Percebendo então que toda religião tem autonomia para falar de Deus coube a mim apresentar, enquanto cristão, uma forma de diálogo entre as mesmas não perdendo a identidade religiosa e nem desprezando-a. Uma vez que toda religião possui algo a falar sobre Deus, e que este é o objetivo último das religiões, e que a tendência é de cada religião (instituição) desviar-se cada vez mais uma das outras, aprovei a necessidade do diálogo entre as mesmas não negando sua base de fé, que é crucial para a sua identidade. Logo, nenhuma religião sabe tudo sobre Deus, apesar de todas terem os objetivos próximos (pensamento de Pannenberg).
Foi diante da realidade de que Deus está ao alcance de todos (sendo assim, não é cabível apenas uma definição de fé), que fez com que eu desse mais um passo na pesquisa que é de não negar a experiência de uma salvação que se dá na história. Assim uma mudança na religião (instituição) a partir de influências externas só seria possível após uma releitura de si, onde mudanças religiosas não seriam violentas para seus adeptos e muito menos a si mesmo. A leitura do outro é valiosa para uma religião, contudo não quer dizer que seja válida.
Portanto cabe ao cristianismo continuar a fazer sua leitura da realidade a partir de Cristo, que é seu crivo máximo, não esquecendo que sua releitura deve ser racional e coerente. Deve perceber que não possui a fórmula para a salvação do homem, contudo experimenta dessa salvação. O cristianismo deve entender que religião não é ter as respostas soteriológicas de forma exclusiva, mas fazer uma leitura honesta e sincera da realidade a partir da revelação.

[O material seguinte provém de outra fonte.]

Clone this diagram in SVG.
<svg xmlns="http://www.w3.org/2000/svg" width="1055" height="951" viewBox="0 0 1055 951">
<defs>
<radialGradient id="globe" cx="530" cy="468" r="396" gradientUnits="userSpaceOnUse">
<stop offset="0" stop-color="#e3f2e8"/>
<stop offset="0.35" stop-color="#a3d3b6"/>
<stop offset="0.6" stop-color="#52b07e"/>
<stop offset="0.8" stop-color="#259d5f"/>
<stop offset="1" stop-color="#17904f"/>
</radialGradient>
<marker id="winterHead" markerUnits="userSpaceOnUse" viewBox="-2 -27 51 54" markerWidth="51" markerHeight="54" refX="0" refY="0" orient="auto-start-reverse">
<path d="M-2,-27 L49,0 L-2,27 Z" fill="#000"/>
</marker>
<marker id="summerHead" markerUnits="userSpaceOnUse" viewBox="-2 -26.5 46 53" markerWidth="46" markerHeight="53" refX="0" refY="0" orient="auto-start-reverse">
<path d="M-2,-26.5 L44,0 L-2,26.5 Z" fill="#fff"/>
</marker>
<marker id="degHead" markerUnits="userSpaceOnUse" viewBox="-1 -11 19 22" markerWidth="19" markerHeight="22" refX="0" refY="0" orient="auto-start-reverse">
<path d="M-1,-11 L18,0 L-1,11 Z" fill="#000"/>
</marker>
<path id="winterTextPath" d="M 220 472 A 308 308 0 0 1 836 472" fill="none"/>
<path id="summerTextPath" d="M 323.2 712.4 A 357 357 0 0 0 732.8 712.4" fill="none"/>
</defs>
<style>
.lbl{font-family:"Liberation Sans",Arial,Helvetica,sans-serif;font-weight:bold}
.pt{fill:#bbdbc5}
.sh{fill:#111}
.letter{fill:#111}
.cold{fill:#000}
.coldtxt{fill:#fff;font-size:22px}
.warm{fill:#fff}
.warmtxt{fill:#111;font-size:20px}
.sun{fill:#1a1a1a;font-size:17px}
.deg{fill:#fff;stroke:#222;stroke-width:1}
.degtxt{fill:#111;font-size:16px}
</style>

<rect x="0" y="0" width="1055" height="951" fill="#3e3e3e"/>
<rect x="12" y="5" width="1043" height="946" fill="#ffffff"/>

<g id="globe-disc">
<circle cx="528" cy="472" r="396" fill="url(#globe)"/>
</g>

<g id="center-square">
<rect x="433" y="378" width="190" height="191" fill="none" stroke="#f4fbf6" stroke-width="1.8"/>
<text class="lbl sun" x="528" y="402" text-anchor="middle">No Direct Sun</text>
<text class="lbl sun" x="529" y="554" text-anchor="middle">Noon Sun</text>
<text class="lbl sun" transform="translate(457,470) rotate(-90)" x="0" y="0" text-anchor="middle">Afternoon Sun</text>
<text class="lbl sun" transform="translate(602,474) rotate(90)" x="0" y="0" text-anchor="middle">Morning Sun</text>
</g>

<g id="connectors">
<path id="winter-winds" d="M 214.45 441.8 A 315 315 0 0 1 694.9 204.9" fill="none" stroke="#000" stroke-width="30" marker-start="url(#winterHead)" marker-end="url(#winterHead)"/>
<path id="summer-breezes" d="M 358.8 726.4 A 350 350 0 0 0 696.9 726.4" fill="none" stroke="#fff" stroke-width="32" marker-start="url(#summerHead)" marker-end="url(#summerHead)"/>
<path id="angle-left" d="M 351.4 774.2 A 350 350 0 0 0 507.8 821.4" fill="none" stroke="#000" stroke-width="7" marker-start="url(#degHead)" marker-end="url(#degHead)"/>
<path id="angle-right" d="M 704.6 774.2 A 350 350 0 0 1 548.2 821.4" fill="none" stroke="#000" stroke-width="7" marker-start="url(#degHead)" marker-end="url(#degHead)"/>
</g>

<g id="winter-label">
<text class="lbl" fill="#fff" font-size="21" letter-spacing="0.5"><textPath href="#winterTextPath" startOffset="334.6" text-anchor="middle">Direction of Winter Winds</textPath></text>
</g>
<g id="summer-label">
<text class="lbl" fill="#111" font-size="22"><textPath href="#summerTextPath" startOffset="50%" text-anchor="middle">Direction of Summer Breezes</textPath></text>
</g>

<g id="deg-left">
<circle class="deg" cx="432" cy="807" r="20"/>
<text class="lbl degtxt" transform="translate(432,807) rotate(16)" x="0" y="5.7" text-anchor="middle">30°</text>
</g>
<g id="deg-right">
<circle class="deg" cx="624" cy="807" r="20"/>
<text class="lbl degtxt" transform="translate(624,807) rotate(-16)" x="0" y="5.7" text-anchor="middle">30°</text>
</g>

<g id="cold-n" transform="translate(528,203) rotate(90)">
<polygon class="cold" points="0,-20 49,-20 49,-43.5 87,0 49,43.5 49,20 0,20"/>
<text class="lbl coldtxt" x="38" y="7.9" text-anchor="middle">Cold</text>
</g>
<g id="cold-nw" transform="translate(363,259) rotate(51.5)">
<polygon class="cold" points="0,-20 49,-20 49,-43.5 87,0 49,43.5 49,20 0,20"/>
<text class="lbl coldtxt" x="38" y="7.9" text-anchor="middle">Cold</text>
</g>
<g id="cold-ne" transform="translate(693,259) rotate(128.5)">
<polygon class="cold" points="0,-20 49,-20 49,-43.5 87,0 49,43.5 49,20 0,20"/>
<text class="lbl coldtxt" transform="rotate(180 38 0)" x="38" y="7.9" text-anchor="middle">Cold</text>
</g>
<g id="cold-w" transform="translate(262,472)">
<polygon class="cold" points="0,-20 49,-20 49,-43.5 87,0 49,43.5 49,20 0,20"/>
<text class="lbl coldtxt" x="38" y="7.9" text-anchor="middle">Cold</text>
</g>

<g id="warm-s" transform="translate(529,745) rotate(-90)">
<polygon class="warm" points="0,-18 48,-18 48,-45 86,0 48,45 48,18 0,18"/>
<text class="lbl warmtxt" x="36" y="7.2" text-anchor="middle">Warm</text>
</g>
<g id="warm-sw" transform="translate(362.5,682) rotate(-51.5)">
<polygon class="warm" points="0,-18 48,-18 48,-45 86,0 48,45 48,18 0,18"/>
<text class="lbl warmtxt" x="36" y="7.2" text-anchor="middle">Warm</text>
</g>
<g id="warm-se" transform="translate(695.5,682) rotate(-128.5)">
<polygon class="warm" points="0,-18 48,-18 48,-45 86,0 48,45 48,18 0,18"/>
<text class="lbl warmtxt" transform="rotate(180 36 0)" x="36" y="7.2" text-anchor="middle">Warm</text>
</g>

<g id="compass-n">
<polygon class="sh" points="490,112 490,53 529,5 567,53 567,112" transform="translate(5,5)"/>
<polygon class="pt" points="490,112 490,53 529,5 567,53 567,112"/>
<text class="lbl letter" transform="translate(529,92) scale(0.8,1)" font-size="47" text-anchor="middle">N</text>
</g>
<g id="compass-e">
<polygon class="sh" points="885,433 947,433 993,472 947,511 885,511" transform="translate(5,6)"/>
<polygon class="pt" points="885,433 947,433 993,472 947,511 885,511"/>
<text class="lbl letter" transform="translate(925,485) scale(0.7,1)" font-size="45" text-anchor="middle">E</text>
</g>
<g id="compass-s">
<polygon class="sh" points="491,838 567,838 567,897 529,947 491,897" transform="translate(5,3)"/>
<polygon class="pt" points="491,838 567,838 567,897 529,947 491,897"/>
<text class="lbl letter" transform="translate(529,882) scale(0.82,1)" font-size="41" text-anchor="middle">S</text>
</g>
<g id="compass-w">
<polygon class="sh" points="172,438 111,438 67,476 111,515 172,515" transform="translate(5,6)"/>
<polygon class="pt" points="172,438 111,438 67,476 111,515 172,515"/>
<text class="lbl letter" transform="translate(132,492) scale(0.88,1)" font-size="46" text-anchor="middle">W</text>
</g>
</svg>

Minha pesquisa conclui que o dogmatismo é importante, contudo não é a suma do que é ser cristão. Demonstrei que o dogmatismo pode levar à negação da própria história de salvação. Esta salvação se dá no experimentar da vida que Deus proporciona e não no ato da conceituação da experiência. A conceituação sobre o que seja salvação deve ser o alvo da dogmatização, mas o estabelecimento de parâmetros soteriológicos, algo que é comum no ato da dogmatização, deve ser muito bem observado, já que corre o risco de negar o próprio ato de se experimentar dessa salvação. Salientei em meu último capítulo que o dogma faz parte da história do ser humano, mas que este deve existir para o próprio ser humano e não vice-versa. Portanto a religião deve ser vista como algo que abarca conceituações, sem se esquecer de experimentações e novas releituras sobre a vida.
A pesquisa não pretendeu contrariar a visão soteriológica do cristianismo e muito menos de anulá-la. O que se buscou foi mostrar o desenvolvimento soteriológico que o cristianismo experimenta e proporciona deixando claro que grande parte da elaboração soteriológica dada pelo cristianismo ao mundo são relevantes para um certo período de tempo, já que se é possível novas elaborações soteriológicas através da história.
Não foi de intuito desta pesquisa dizer qual religião possui a salvação, mas mostrar que o cristianismo assim como as demais, enquanto portadora do termo “religião”, buscam a salvação e a experimentam. A pesquisa não procura apresentar a fórmula correta da soteriologia para o ser humano, já que a pesquisa limita-se às transformações que o termo “religião” sofreu na história e suas implicações para a elaboração soteriológica que o cristianismo apresenta hoje. Em outras palavras, a pesquisa questiona as religiões em geral e o cristianismo mais especificamente sobre o que pensam ser a religião.